We can easily read over these lines without an emotional reaction. But when the brothers heard their father‘s words, there was one word that gave them an emotional reaction: Egypt!  

Let’s set the scene. The brothers have carried a guilty heart for decades. They know Joseph is alive although their father thinks he’s dead. At least, there’s every reason to believe he’s still alive. The traders who bought him were headed for Egypt. It makes sense that Joseph ended up in Egypt. And maybe the brothers are even looking over their shoulders every once in a while wondering if he’ll saunter into camp and tell their father the whole huge, horrible story about them! Guilt and dread are their everyday companions. Do some of them even still have the coins that they received for selling him? Maybe it was just too hard to use the money so it’s stashed away in some trunk calling to them. 

Remember Edgar Allen Poe’s poem, “The Tell-Tale Heart“? The narrator has killed a man and buried him in the floorboards of his home. In his guilt, he has the auditory hallucination of hearing the man’s beating heart.
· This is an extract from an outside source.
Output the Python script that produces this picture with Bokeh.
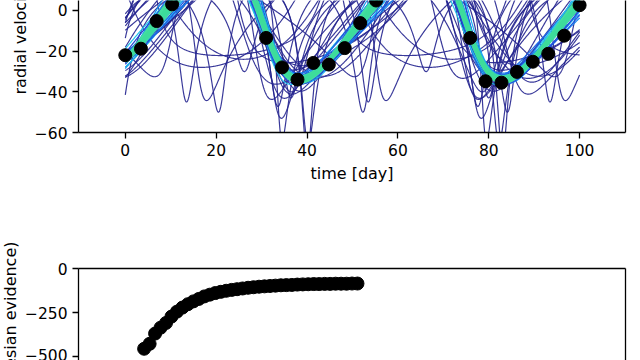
import numpy as np
from bokeh.plotting import figure
from bokeh.layouts import column
from bokeh.models import Range1d, LinearAxis, FixedTicker, Title, ColumnDataSource
from bokeh.embed import file_html
from bokeh.resources import INLINE

# ---- observed radial velocities (visible epochs) ----
time_day = [0.0, 3.45, 6.9, 10.3, 31.0, 34.5, 37.9, 41.4, 44.8, 48.3,
            51.7, 55.2, 75.9, 79.3, 82.8, 86.2, 89.7, 93.1, 96.6, 100.0]
rv_obs = [-22.0, -18.8, -5.2, 3.0, -13.5, -28.0, -34.0, -25.8, -26.6, -18.5,
          -6.2, 4.9, -13.5, -34.8, -35.5, -30.2, -25.2, -21.3, -12.4, 2.6]

# ---- orbit samples: (period, K, ecc, omega, t_peri, offset) ----
orbits_low = [
    (40.0, 35, 0.60, 3.00, 13.3, 10.8),
    (31.8, 33, 0.55, 3.30, 20.7, 0.9),
    (46.0, 22, 0.20, 0.00, 3.0, -6.4),
    (50.0, 28, 0.30, 0.30, -4.0, -8.0),
    (43.0, 45, 0.70, 3.10, 40.0, 6.0),
    (42.0, 40, 0.65, 2.90, -2.0, 0.0),
    (40.0, 22, 0.55, 3.20, 66.3, 4.0),
    (47.0, 30, 0.10, 1.00, 27.0, -5.0),
    (43.0, 35, 0.30, 2.20, 31.5, -2.0),
    (46.5, 25, 0.40, 1.20, 28.0, -8.0),
    (42.5, 38, 0.20, 1.80, 32.0, 0.0),
    (48.0, 28, 0.35, 0.80, 26.0, -6.0),
    (44.0, 40, 0.50, 2.50, 33.0, 3.0),
    (41.5, 27, 0.15, 1.40, 30.5, -7.0),
    (45.5, 36, 0.45, 2.00, 29.0, -1.0),
    (49.0, 33, 0.25, 1.60, 25.0, -3.0),
    (43.5, 30, 0.60, 2.80, 36.0, 4.0),
    (38.0, 30, 0.30, 1.50, 30.0, -4.0),
    (52.0, 32, 0.40, 1.90, 32.0, -5.0),
    (45.0, 45, 0.70, 2.60, 34.0, 8.0),
    (47.5, 24, 0.05, 1.00, 28.0, -9.0),
    (42.0, 32, 0.35, 3.60, 38.0, 2.0),
    (46.0, 38, 0.55, 0.50, 22.0, -6.0),
    (44.0, 26, 0.45, 4.40, 10.0, -3.0),
    (50.5, 29, 0.20, 2.40, 35.0, -2.0),
    (39.5, 35, 0.50, 2.20, 16.0, 1.0),
    (41.0, 28, 0.65, 0.20, 5.0, -12.0),
    (44.0, 34, 0.60, 3.00, 77.4, 7.0),
]

orbits_mid = [
    (44.4, 28, 0.25, 1.40, 29.5, -5.0),
    (45.0, 32, 0.15, 1.75, 30.5, -3.0),
    (44.9, 27, 0.30, 1.30, 29.2, -6.0),
    (44.5, 33, 0.12, 1.60, 30.3, -2.5),
    (45.2, 30, 0.28, 1.85, 30.8, -4.0),
    (44.3, 29, 0.18, 1.45, 29.6, -3.0),
    (44.8, 26, 0.35, 1.55, 29.9, -7.0),
    (45.1, 34, 0.10, 1.70, 30.0, -1.5),
    (44.6, 31, 0.24, 1.35, 29.4, -5.5),
    (44.7, 28, 0.20, 1.90, 31.0, -4.5),
    (44.2, 30, 0.30, 1.62, 30.1, -3.5),
    (45.3, 27, 0.16, 1.48, 29.0, -6.5),
    (44.9, 32, 0.26, 1.52, 30.6, -2.0),
    (44.5, 29, 0.14, 1.80, 30.4, -5.0),
    (44.8, 33, 0.32, 1.25, 29.3, -4.0),
    (44.4, 26, 0.22, 1.68, 30.7, -6.0),
    (45.0, 29, 0.20, 1.57, 29.7, -7.5),
    (44.6, 31, 0.20, 1.57, 30.3, -1.0),
]
mid_colors = ["#2a3fd0", "#1d62e6", "#1a86ef", "#16a7f4", "#1fc4ee", "#2050dc",
              "#1877eb", "#159cf2", "#1ab8f2", "#2346d4", "#1b6fe9", "#1793f0",
              "#16aef4", "#25c9ea", "#1c5ae0", "#1a80ee", "#2a4ad8", "#19a0f2"]

orbits_best = [
    (44.6, 29, 0.22, 1.50, 29.8, -4.5),
    (44.8, 31, 0.18, 1.65, 30.2, -3.5),
    (44.7, 30, 0.20, 1.57, 30.0, -4.0),
]
best_colors = ["#3fd9a6", "#44dfa0", "#3ddc9b"]

# ---- nested sampling evidence trace ----
iteration = list(range(12, 52))
log_z = [-454, -426, -368, -335, -308, -272, -244, -221, -202, -186,
         -172, -158, -148, -139, -132, -126, -121, -117, -113, -109,
         -106, -103, -101, -99, -97, -95, -94, -93, -91, -90,
         -89, -88, -88, -87, -87, -86, -86, -86, -85, -85]

FONT = "DejaVu Sans"
TICK_SIZE = "15.5px"
LABEL_SIZE = "16px"
t_grid = np.linspace(0.0, 100.0, 1001)


def keplerian(t, period, k, ecc, omega, t_peri, offset):
    m = 2.0 * np.pi * (t - t_peri) / period
    e_an = m + ecc * np.sin(m)
    for _ in range(60):
        e_an = e_an - (e_an - ecc * np.sin(e_an) - m) / (1.0 - ecc * np.cos(e_an))
    nu = 2.0 * np.arctan2(np.sqrt(1.0 + ecc) * np.sin(e_an / 2.0),
                          np.sqrt(1.0 - ecc) * np.cos(e_an / 2.0))
    return offset + k * (np.cos(nu + omega) + ecc * np.cos(omega))


def curves(orbits):
    return [list(t_grid) for _ in orbits], [list(keplerian(t_grid, *o)) for o in orbits]


def style_axis(ax):
    ax.axis_line_color = "black"
    ax.axis_line_width = 1.3
    ax.major_tick_line_color = "black"
    ax.major_tick_line_width = 1.3
    ax.major_tick_out = 6
    ax.major_tick_in = 0
    ax.minor_tick_line_color = None
    ax.major_label_text_font = FONT
    ax.major_label_text_font_size = TICK_SIZE
    ax.major_label_text_color = "black"
    ax.major_label_standoff = 5


def spine(loc, p):
    ax = LinearAxis(ticker=FixedTicker(ticks=[]), major_tick_line_color=None,
                    minor_tick_line_color=None, axis_line_color="black",
                    axis_line_width=1.3, major_label_text_font_size="0px")
    p.add_layout(ax, loc)


def minus(ticks):
    return {t: (("\u2212" + str(abs(t))) if t < 0 else str(t)) for t in ticks}


def side_title(text, align, offset):
    return Title(text=text, align=align, offset=offset, standoff=0,
                 vertical_align="top",
                 text_font=FONT, text_font_size=LABEL_SIZE, text_font_style="normal",
                 text_color="black")


# ---- top panel: radial velocity ----
top = figure(width=640, height=200, x_range=Range1d(-10.3, 110.1), y_range=Range1d(-60, 4.9),
             output_backend="svg", toolbar_location=None, title=None,
             min_border_left=77, min_border_right=15, min_border_top=0, min_border_bottom=68,
             outline_line_color=None, background_fill_color="white", border_fill_color="white")
top.grid.visible = False
style_axis(top.xaxis[0])
style_axis(top.yaxis[0])
top.xaxis.ticker = FixedTicker(ticks=[0, 20, 40, 60, 80, 100])
top.yaxis.ticker = FixedTicker(ticks=[-60, -40, -20, 0])
top.yaxis.major_label_overrides = minus([-60, -40, -20, 0])
top.xaxis.axis_label = "time [day]"
top.xaxis.axis_label_text_font = FONT
top.xaxis.axis_label_text_font_size = LABEL_SIZE
top.xaxis.axis_label_text_font_style = "normal"
top.xaxis.axis_label_text_color = "black"
top.xaxis.axis_label_standoff = 5
spine("right", top)
top.add_layout(side_title("radial velocity [m/s]", "left", 38), "left")

xs, ys = curves(orbits_low)
top.multi_line(xs, ys, line_color="#24248f", line_width=1.2, line_alpha=0.9)

xs, ys = curves(orbits_mid)
mid_src = ColumnDataSource(dict(xs=xs, ys=ys, c=mid_colors))
top.multi_line("xs", "ys", line_color="c", line_width=1.2, source=mid_src)

xs, ys = curves(orbits_best)
best_src = ColumnDataSource(dict(xs=xs, ys=ys, c=best_colors))
top.multi_line("xs", "ys", line_color="c", line_width=5.0, source=best_src)

top.scatter(time_day, rv_obs, size=13, color="black")

# ---- bottom panel: evidence ----
bot = figure(width=640, height=160, x_range=Range1d(0, 100), y_range=Range1d(-520.4, 0),
             x_axis_location=None, output_backend="svg", toolbar_location=None, title=None,
             min_border_left=77, min_border_right=15, min_border_top=68, min_border_bottom=0,
             outline_line_color=None, background_fill_color="white", border_fill_color="white")
bot.grid.visible = False
style_axis(bot.yaxis[0])
bot.yaxis.ticker = FixedTicker(ticks=[-500, -250, 0])
bot.yaxis.major_label_overrides = minus([-500, -250, 0])
spine("right", bot)
spine("above", bot)
bot.add_layout(side_title("log(Bayesian evidence)", "right", -27), "left")
bot.scatter(iteration, log_z, size=13, color="black")

layout = column(top, bot, spacing=0)
open("out.html", "w").write(file_html(layout, INLINE))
The sound drives him almost insane and eventually confesses to being a murderer. Well, okay, I admit I’m going too far. But I would venture to think that their guilt is still haunting them, even if it doesn’t sound like a beating heart. Maybe they’re terrified they are going to blurt out their guilt any moment. Maybe they are throwing looks of daggers at each other with the message: “Don’t you dare tell!”

Notice that Jacob says, “I have heard that there is grain in Egypt…” He has heard. What else have they heard? Their neighbors most likely have already been to Egypt and back with food. Did they talk about the man who was in charge who seemed different? Just didn’t seem like an Egyptian? It’s most likely too far fetched to think the brothers would imagine Joseph was in that position, but certainly they’d heard about the “different” guy. 

Regardless, other people have already traveled to Egypt to buy food, why haven’t Jacob’s family? Why? Because the brothers are terrified of Egypt. Will they happen to run into Joseph? No wonder when their father says that feared word “Egypt,” the brothers sit around staring at each other. They all know what’s on the other brothers’s minds and they are determined to avoid the pain of possible exposure of their sin–even at the expense of hunger. No wonder their father has to give them a verbal kick in the pants: “Why are you staring at one another?”